*Problem details*
Return verbatim everything from the first line through the line that contains "0.0138, 0.0070, 0.0064]", and stop there.

-- START OF Data lines --

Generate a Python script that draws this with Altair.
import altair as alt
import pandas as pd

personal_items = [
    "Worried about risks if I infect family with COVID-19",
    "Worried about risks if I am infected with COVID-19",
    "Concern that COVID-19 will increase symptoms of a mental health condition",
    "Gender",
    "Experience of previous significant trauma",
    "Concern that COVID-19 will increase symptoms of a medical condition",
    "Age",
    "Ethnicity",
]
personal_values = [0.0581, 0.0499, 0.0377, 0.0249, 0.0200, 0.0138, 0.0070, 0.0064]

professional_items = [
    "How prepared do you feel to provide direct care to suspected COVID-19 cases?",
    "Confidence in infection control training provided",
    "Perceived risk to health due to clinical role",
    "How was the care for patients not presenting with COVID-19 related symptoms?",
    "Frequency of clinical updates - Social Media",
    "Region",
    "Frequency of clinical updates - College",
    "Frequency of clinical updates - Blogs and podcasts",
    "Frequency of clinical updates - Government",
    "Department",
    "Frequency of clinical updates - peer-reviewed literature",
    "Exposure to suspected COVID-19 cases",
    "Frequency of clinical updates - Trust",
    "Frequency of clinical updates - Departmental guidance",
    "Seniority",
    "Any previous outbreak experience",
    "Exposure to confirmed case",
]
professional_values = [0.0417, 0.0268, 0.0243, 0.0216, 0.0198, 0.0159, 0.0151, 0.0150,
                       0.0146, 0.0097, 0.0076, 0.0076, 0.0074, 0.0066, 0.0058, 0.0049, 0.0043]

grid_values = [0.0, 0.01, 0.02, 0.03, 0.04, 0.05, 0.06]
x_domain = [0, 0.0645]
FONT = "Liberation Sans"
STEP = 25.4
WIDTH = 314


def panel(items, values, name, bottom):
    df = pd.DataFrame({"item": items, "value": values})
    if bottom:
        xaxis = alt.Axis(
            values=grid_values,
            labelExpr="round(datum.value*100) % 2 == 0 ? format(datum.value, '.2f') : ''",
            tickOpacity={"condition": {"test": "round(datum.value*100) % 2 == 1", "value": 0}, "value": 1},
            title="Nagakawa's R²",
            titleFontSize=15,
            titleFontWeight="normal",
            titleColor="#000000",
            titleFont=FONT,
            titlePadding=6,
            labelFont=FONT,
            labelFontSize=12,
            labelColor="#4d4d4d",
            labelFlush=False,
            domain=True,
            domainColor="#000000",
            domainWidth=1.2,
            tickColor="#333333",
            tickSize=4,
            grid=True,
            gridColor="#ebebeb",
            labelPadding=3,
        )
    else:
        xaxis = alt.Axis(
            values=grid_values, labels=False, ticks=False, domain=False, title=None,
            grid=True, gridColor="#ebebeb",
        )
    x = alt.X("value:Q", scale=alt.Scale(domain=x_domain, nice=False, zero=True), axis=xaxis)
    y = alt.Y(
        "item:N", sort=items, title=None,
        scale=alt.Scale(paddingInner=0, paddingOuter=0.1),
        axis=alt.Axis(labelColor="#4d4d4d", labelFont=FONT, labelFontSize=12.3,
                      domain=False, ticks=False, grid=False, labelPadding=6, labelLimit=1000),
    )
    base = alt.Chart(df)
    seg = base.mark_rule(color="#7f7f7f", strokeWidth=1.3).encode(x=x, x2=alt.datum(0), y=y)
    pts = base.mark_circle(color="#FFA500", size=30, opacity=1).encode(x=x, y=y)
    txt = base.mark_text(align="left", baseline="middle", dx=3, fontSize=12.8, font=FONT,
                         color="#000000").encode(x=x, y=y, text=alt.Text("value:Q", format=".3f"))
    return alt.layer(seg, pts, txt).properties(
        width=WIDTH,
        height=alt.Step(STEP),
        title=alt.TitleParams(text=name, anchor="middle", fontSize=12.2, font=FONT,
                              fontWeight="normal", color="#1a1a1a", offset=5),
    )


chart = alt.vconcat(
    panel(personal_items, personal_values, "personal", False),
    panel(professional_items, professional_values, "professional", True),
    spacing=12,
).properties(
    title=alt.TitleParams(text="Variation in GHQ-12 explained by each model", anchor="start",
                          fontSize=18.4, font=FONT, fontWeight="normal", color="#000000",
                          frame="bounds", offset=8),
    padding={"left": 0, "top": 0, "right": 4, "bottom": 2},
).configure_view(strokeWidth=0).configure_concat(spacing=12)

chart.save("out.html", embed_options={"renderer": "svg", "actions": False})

-- END OF Data lines --

*Worked answer*
Generate a Python script that draws this with Altair.
import altair as alt
import pandas as pd

personal_items = [
    "Worried about risks if I infect family with COVID-19",
    "Worried about risks if I am infected with COVID-19",
    "Concern that COVID-19 will increase symptoms of a mental health condition",
    "Gender",
    "Experience of previous significant trauma",
    "Concern that COVID-19 will increase symptoms of a medical condition",
    "Age",
    "Ethnicity",
]
personal_values = [0.0581, 0.0499, 0.0377, 0.0249, 0.0200, 0.0138, 0.0070, 0.0064]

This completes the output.